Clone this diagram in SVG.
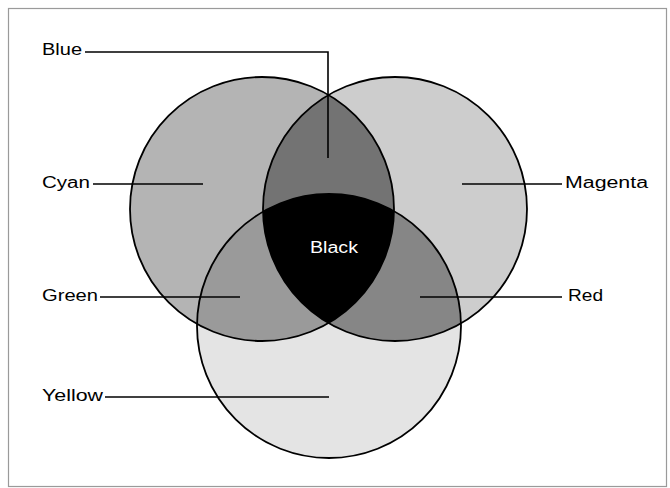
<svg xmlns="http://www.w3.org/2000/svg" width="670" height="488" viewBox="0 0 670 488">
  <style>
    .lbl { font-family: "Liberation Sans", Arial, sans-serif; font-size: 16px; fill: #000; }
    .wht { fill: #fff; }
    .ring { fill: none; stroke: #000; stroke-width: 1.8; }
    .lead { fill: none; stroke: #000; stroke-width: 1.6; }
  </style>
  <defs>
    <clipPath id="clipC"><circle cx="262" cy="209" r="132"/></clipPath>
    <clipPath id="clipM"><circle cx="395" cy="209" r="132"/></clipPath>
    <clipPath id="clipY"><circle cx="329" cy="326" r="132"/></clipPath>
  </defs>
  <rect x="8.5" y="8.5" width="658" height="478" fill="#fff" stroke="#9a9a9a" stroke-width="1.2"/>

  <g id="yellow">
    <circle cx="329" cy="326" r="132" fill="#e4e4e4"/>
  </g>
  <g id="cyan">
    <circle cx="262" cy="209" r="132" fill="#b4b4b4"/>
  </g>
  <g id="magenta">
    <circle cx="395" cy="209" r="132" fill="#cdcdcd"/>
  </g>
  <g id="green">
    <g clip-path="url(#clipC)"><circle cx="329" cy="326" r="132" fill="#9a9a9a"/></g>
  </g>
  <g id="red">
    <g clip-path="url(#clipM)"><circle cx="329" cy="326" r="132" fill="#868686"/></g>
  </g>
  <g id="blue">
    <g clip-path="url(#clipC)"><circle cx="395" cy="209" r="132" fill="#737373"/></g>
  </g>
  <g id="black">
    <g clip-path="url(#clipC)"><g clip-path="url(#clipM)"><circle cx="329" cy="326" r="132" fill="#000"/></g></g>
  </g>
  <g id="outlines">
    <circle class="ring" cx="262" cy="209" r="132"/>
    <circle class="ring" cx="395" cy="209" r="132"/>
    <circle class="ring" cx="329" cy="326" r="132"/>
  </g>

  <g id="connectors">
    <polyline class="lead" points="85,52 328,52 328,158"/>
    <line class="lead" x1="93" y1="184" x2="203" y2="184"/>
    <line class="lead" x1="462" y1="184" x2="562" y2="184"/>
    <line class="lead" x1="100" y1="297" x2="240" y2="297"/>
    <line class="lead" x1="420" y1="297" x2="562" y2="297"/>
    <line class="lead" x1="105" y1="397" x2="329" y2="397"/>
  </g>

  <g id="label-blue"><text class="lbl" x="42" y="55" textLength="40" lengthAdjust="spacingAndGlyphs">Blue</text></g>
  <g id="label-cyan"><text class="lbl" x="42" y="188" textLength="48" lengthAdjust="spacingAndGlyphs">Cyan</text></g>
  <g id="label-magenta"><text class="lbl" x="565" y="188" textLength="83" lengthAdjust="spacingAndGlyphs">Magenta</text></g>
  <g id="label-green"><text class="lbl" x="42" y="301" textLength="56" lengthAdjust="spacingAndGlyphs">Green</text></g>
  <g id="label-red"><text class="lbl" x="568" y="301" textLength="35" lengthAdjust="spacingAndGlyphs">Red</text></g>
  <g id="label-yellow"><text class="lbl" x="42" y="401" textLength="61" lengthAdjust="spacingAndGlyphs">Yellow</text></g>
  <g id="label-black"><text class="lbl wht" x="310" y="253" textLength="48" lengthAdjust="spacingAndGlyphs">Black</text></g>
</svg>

==

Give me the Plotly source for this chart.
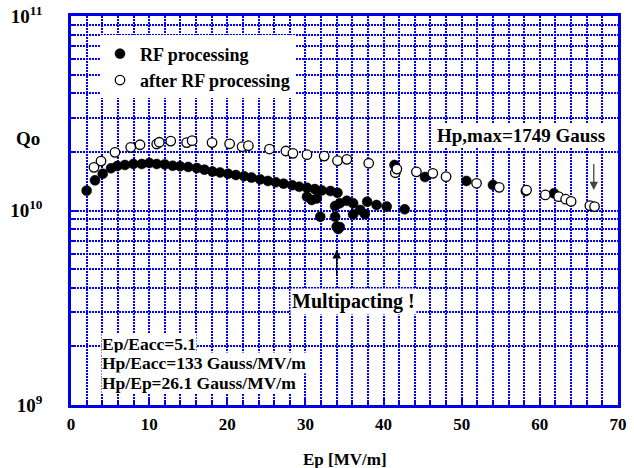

...

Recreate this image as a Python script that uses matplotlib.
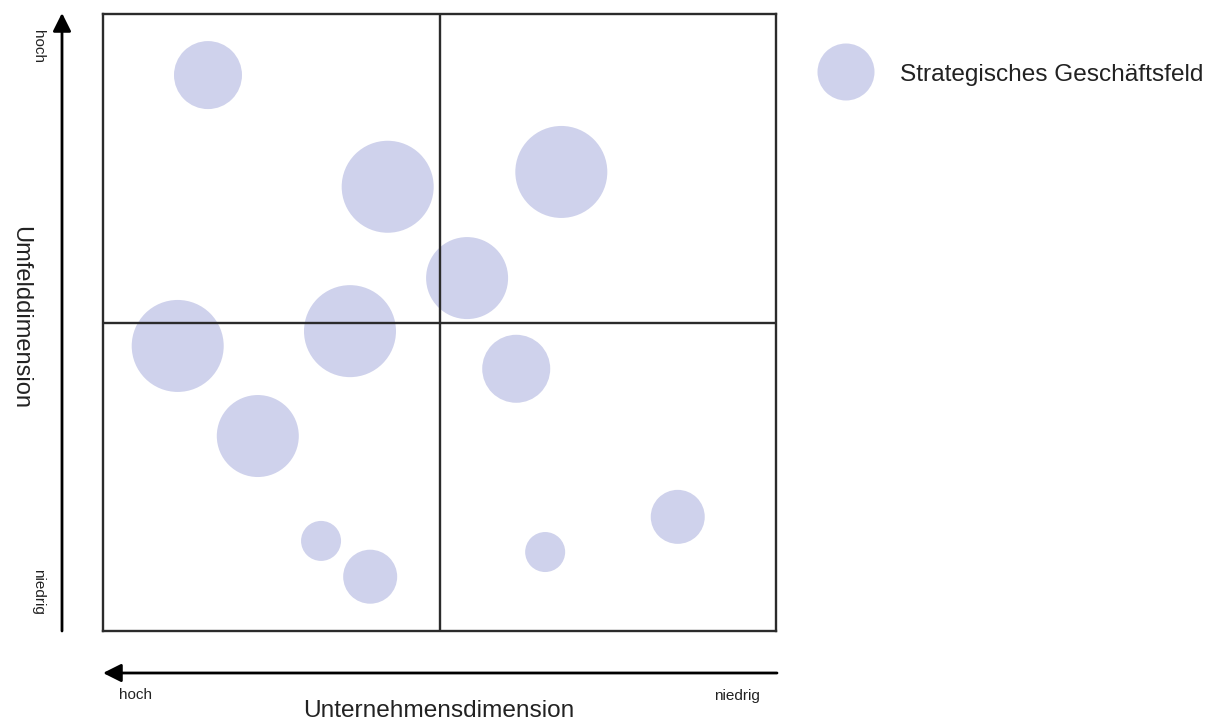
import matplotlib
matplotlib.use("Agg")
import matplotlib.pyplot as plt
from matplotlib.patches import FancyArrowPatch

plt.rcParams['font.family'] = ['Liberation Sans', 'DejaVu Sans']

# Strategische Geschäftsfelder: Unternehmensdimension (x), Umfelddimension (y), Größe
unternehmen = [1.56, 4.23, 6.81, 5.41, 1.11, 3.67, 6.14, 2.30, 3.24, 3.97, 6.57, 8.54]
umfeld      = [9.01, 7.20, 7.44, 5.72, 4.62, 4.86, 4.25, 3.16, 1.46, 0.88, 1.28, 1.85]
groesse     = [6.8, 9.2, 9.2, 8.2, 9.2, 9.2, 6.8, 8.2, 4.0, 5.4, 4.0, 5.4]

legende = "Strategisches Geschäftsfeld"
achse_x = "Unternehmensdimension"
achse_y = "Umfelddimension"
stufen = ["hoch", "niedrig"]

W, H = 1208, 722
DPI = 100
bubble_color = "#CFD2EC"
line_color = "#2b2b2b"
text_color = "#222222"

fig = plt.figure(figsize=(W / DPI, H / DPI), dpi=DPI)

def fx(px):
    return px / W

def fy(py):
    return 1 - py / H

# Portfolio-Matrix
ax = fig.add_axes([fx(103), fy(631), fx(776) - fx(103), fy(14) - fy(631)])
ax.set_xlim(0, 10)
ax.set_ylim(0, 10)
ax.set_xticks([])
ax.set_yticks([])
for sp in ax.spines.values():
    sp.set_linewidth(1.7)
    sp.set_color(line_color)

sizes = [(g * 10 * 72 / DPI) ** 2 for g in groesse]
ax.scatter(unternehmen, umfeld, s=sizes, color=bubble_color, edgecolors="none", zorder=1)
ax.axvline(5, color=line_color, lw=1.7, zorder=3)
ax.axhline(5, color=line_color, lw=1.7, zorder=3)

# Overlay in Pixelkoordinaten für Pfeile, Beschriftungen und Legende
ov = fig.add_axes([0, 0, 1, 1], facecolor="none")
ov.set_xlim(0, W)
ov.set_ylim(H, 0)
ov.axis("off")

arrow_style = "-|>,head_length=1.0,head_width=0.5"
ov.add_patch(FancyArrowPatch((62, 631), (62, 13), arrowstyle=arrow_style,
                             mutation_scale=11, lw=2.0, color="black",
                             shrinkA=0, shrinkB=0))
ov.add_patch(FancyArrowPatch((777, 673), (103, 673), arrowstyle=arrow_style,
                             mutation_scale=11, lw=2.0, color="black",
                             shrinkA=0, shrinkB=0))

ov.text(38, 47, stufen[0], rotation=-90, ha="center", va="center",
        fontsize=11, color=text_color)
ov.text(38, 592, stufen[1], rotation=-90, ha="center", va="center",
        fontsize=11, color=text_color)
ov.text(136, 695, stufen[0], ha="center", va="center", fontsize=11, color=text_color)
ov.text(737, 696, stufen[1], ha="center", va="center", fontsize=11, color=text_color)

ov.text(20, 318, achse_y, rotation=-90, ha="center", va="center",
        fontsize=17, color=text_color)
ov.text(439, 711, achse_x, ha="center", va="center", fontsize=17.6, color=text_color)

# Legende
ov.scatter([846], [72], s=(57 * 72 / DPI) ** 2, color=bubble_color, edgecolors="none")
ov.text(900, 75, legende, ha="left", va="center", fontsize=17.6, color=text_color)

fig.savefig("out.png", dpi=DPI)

◆ **YOUR TASK**:
Only the lines from the one containing "Recreate this image" down to the one containing "plt.rcParams['font.family'] = ['Liberation" should be copied, exactly and with both ends kept. Drop the pictures.

◆ **EXERCISE SOLUTION**:
Recreate this image as a Python script that uses matplotlib.
import matplotlib
matplotlib.use("Agg")
import matplotlib.pyplot as plt
from matplotlib.patches import FancyArrowPatch

plt.rcParams['font.family'] = ['Liberation Sans', 'DejaVu Sans']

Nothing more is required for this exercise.